Cumberbatch Meets his Cumbermatch

Cumberbatch Meets his Cumbermatch

Celebrity obsession: We love them, but do they know who we are?


Benedict Cumberbatch, star of the critically ac­claimed BBC television series “Sherlock,” as well as 2015 Academy Award nomi­nee for Best Actor, married theater director Sophie Hunter on Valentine’s Day of 2015. But, instead of cheers for the happy couple, his adoring fans around the globe shed tears, begging the question: Why do people feel personally attached to ce­lebrities—especially when they don’t know them personally?

Upper School counselor Dr. Margaret Morse believes that with the rise of social media and celebrity engagement in platforms such as Twitter and Instagram, people can catch a glimpse into their idol’s per­sonal life with just the click of a button. Such daily interactions could give a sense of intimacy.

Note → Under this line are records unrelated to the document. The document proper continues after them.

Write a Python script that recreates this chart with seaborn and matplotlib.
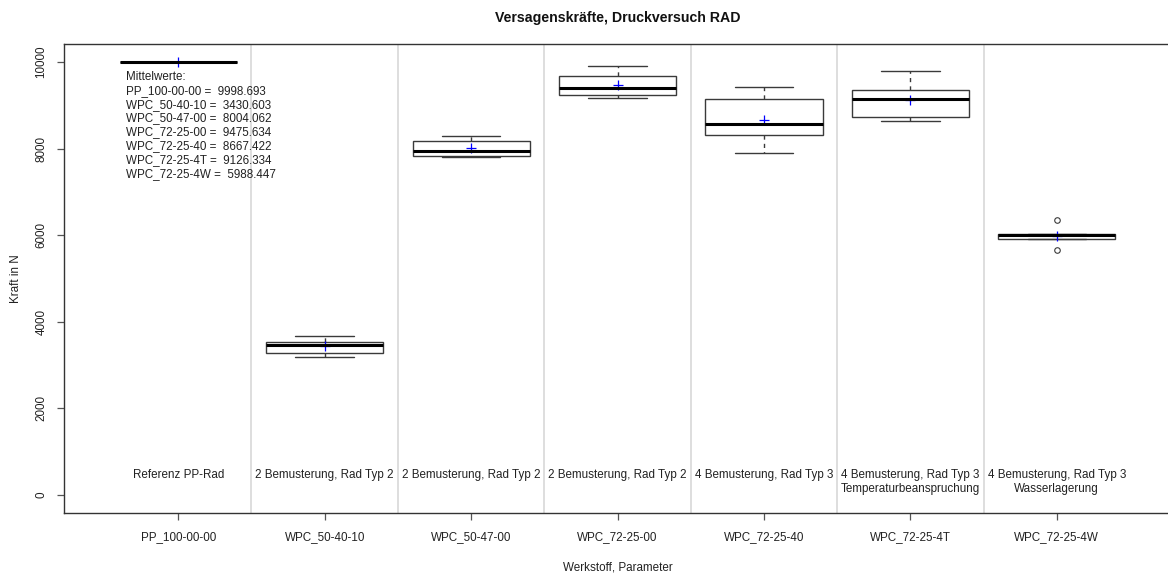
import numpy as np
import pandas as pd
import matplotlib
matplotlib.use("Agg")
import matplotlib.pyplot as plt
import seaborn as sns

# Materials / parameter sets (x categories)
materials = ["PP_100-00-00", "WPC_50-40-10", "WPC_50-47-00", "WPC_72-25-00",
             "WPC_72-25-40", "WPC_72-25-4T", "WPC_72-25-4W"]

# Failure forces in N per material (five-number style samples)
pp_100_00_00 = [10000, 10000, 10000, 10000, 10000]
wpc_50_40_10 = [3180, 3272, 3463, 3526, 3678]
wpc_50_47_00 = [7797, 7828, 7943, 8174, 8282]
wpc_72_25_00 = [9174, 9229, 9390, 9682, 9913]
wpc_72_25_40 = [7890, 8305, 8566, 9151, 9414]
wpc_72_25_4t = [8636, 8728, 9151, 9352, 9783]
wpc_72_25_4w = [5657, 5904, 6010, 6038, 6343]

# Mean values per material
means = [9998.693, 3430.603, 8004.062, 9475.634, 8667.422, 9126.334, 5988.447]

# Test series description per material
descriptions = ["Referenz PP-Rad",
                "2 Bemusterung, Rad Typ 2",
                "2 Bemusterung, Rad Typ 2",
                "2 Bemusterung, Rad Typ 2",
                "4 Bemusterung, Rad Typ 3",
                "4 Bemusterung, Rad Typ 3\nTemperaturbeanspruchung",
                "4 Bemusterung, Rad Typ 3\nWasserlagerung"]

yticks = [0, 2000, 4000, 6000, 8000, 10000]

samples = [pp_100_00_00, wpc_50_40_10, wpc_50_47_00, wpc_72_25_00,
           wpc_72_25_40, wpc_72_25_4t, wpc_72_25_4w]
df = pd.DataFrame({
    "Werkstoff": np.repeat(materials, [len(s) for s in samples]),
    "Kraft": np.concatenate(samples),
})

sns.set_theme(style="white")
plt.rcParams["font.family"] = ["Liberation Sans", "DejaVu Sans"]

FS = 8.4
TXT = "#222222"

fig = plt.figure(figsize=(11.68, 5.73), dpi=100)
ax = fig.add_axes([64 / 1168, 1 - 513 / 573, 1107 / 1168, 469 / 573])

# group separators
for i in range(len(materials) - 1):
    ax.axvline(i + 0.5, color="#d8d8d8", lw=1.2, zorder=0)

edge = "#3a3a3a"
sns.boxplot(data=df, x="Werkstoff", y="Kraft", order=materials, ax=ax,
            color="white", linecolor=edge, linewidth=1.0, width=0.8,
            whis=1.5, saturation=1,
            medianprops=dict(color="black", linewidth=2.2),
            whiskerprops=dict(linestyle=(0, (3, 3)), color=edge),
            capprops=dict(color=edge),
            flierprops=dict(marker="o", markerfacecolor="none",
                            markeredgecolor=edge, markersize=4,
                            markeredgewidth=0.8))

sns.pointplot(x=materials, y=means, order=materials, ax=ax, color="blue",
              marker="+", linestyle="none", markersize=7,
              markeredgewidth=0.9, errorbar=None)

# summary of mean values
summary = "Mittelwerte:\n" + "\n".join(
    f"{name} =  {m:.3f}" for name, m in zip(materials, means))
ax.text(-0.355, 9790, summary, ha="left", va="top", fontsize=FS,
        color=TXT, linespacing=1.2)

# descriptions above the x axis
for i, d in enumerate(descriptions):
    ax.text(i, 600, d, ha="center", va="top", fontsize=FS,
            color=TXT, linespacing=1.25)

ax.set_xlim(-0.78, 6.78)
ax.set_ylim(-416, 10416)
ax.set_yticks(yticks)
ax.set_yticklabels([str(t) for t in yticks], rotation=90, va="center")
ax.tick_params(axis="both", direction="out", length=5, width=0.9,
               color="#555555", labelsize=FS, labelcolor=TXT,
               bottom=True, left=True)
ax.tick_params(axis="x", pad=8)
ax.tick_params(axis="y", pad=7)

for s in ax.spines.values():
    s.set_color("#333333")
    s.set_linewidth(1.0)

ax.set_title("Versagenskräfte, Druckversuch RAD", fontsize=10.2,
             fontweight="bold", pad=16, color="#111111")
ax.set_xlabel("Werkstoff, Parameter", fontsize=FS, color=TXT, labelpad=13)
ax.set_ylabel("Kraft in N", fontsize=FS, color=TXT)
ax.yaxis.set_label_coords(-0.038, 0.5)

fig.savefig("out.png", dpi=100)
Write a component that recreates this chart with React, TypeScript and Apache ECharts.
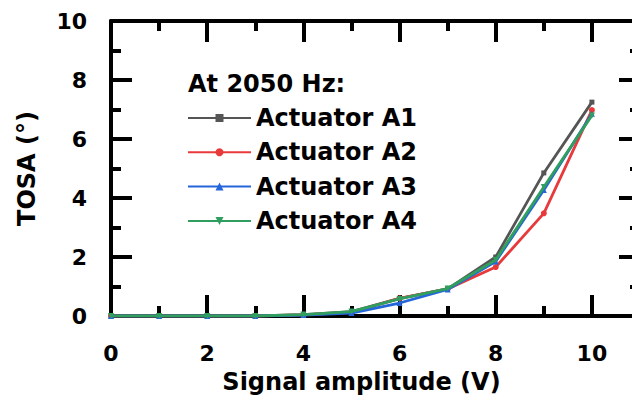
import React, { useEffect, useRef } from "react";
import * as echarts from "echarts";

const xValues = [0, 1, 2, 3, 4, 5, 6, 7, 8, 9, 10];
const seriesNames = ["Actuator A1", "Actuator A2", "Actuator A3", "Actuator A4"];
const a1 = [0, 0, 0, 0, 0.05, 0.15, 0.6, 0.92, 2.0, 4.85, 7.25];
const a2 = [0, 0, 0, 0, 0.04, 0.12, 0.6, 0.92, 1.66, 3.48, 6.98];
const a3 = [0, 0, 0, 0, 0.03, 0.1, 0.44, 0.9, 1.85, 4.27, 6.86];
const a4 = [0, 0, 0, 0, 0.05, 0.15, 0.58, 0.93, 1.9, 4.37, 6.8];
const legendTitle = "At 2050 Hz:";
const xName = "Signal amplitude (V)";
const yName = "TOSA (°)";

const colors = ["#555555", "#e8393b", "#2466d9", "#2f9e5f"];
const symbols = ["rect", "circle", "triangle", "path://M0,0 L10,0 L5,10 Z"];
const FONT = "DejaVu Sans";

export default function App() {
  const ref = useRef<HTMLDivElement>(null);
  useEffect(() => {
    document.body.style.margin = "0";
    const chart = echarts.init(ref.current!, null, { renderer: "svg" });
    const allData = [a1, a2, a3, a4];
    const axisLine = { show: true, onZero: false, lineStyle: { color: "#000", width: 4 } };
    const majorTick = { show: true, inside: true, length: 21, lineStyle: { color: "#000", width: 4 } };
    const minorTick = { show: true, splitNumber: 2, length: 10, lineStyle: { color: "#000", width: 4 } };
    const labelStyle = { color: "#000", fontFamily: FONT, fontWeight: "bold" as const, fontSize: 22 };
    chart.setOption({
      animation: false,
      backgroundColor: "#fff",
      grid: { left: 111, top: 21, right: 20, bottom: 89 },
      legend: {
        orient: "vertical",
        left: 187,
        top: 106,
        padding: 0,
        itemWidth: 63,
        itemHeight: 10,
        itemGap: 10.3,
        data: seriesNames,
        textStyle: { color: "#000", fontFamily: FONT, fontWeight: "bold", fontSize: 24, lineHeight: 24 },
      },
      graphic: [
        {
          type: "text",
          left: 188,
          top: 72,
          style: { text: legendTitle, fill: "#000", font: `bold 24px "${FONT}"` },
        },
      ],
      xAxis: [
        {
          type: "value",
          min: 0,
          max: 11,
          interval: 2,
          position: "bottom",
          axisLine,
          axisTick: majorTick,
          minorTick,
          splitLine: { show: false },
          axisLabel: { ...labelStyle, margin: 26, formatter: (v: number) => (v <= 10 ? String(v) : "") },
          name: xName,
          nameLocation: "middle",
          nameGap: 54,
          nameTextStyle: { color: "#000", fontFamily: FONT, fontWeight: "bold", fontSize: 24, padding: [0, 28, 0, 0] },
        },
        {
          type: "value",
          min: 0,
          max: 11,
          interval: 2,
          position: "top",
          axisLine,
          axisTick: majorTick,
          minorTick,
          splitLine: { show: false },
          axisLabel: { show: false },
        },
      ],
      yAxis: [
        {
          type: "value",
          min: 0,
          max: 10,
          interval: 2,
          position: "left",
          axisLine,
          axisTick: majorTick,
          minorTick,
          splitLine: { show: false },
          axisLabel: { ...labelStyle, margin: 24 },
          name: yName,
          nameLocation: "middle",
          nameGap: 72,
          nameTextStyle: { color: "#000", fontFamily: FONT, fontWeight: "bold", fontSize: 24 },
        },
        {
          type: "value",
          min: 0,
          max: 10,
          interval: 2,
          position: "right",
          axisLine,
          axisTick: majorTick,
          minorTick,
          splitLine: { show: false },
          axisLabel: { show: false },
        },
      ],
      series: seriesNames.map((name, i) => ({
        name,
        type: "line",
        data: xValues.map((x, j) => [x, allData[i][j]]),
        symbol: symbols[i],
        symbolSize: i === 0 ? 5 : 6,
        showSymbol: true,
        lineStyle: { color: colors[i], width: 2.8 },
        itemStyle: { color: colors[i] },
        z: 3 + i,
      })),
    });
    return () => chart.dispose();
  }, []);
  return (
    <div style={{ width: 632, height: 405, overflow: "hidden", position: "relative" }}>
      <div ref={ref} style={{ width: 660, height: 405 }} />
    </div>
  );
}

“When we are constant­ly seeing someone everyday, even if it’s just on a screen, it’s like they are a part of our lives. When we read a celebrity’s tweets or see an interview, we feel like we’re seeing the real them, as opposed to a character they play in a show,” Morse said.

As an avid fan of Cumber­batch, junior Walker Tindall first became interested in the actor when she saw his per­formance as the titular char­acter on “Sherlock.” She was drawn to him by his good act­ing and intelligent, down-to-earth personality.

“It’s kind of weird that we get obsessed with people we don’t even know,” Tindall said. “But once you start to watch someone’s movies or interviews or read things about them, you feel like you know them.”

Tindall suggests that read­ing news about celebrities could also have something to do with celebrity culture. Reading about celebrities makes people feel in­vested in those celebrities’ lives, almost as if they’re friends with them. So when something big happens to them, they feel per­sonally affected because it’s like it’s happening to a friend.

But the way the media features celebrities might also contribute to why we feel so close to them.

The way stories are written and celebrities are featured af­fects the way the public relates to these stars. And often, the headlines used to gain reader­ship make the reader feel like they know intimate details about these personalities.

Zoë Ruderman, features editor of People Magazine, is fa­miliar with the use of keywords to gain readership.

“Whenever we have exclu­sive content, which is frequent­ly at People, we make sure to tout that word. Exclusive access is a huge part of what the brand offers its readers, and we’ve found that they’re especially compelled to click on a story or buy an issue when or People Magazine is the only place they can get it,” Ruderman said.

However, writers need to have caution when creating headlines; words such as “shock­ing” and “reveal” are extremely marketable, but if the content is not actually as surprising as proposed, readers can fall prey to false advertising.

Ruderman agrees that so­cial media influences the pub­lic’s obsession with the rich and famous.

“Being able to follow Beyon­cé on Instagram and see inti­mate photos from her vacation only gives people the feeling of being even more connected to her. It gives us an inside look at their lives and makes us want more,” Ruderman said.

Being so easily connected to today’s stars puts their lives at a personal, reachable level for their fans, possibly explain­ing the recent increase in the public’s interest in celebrities. While these connections can manifest themselves as nega­tive emotions, the seemingly personal bond between celeb­rities and their fans can be ex­pressed positively.

“Being a fan of someone or something is definitely not unhealthy,” Morse said. “Un­less you’re truly delusional and think that a celebrity is actu­ally your [soul] mate, then that could be a problem. But every­one has crushes on celebrities. It’s completely normal.”

Tindall herself reacted positively to the announcement of Cumberbatch’s engagement and subsequent marriage.

“I was really happy for him,” she said. “He’s been single for a really long time, and I know he really wants kids. I think he’s go­ing to a be a great future dad.”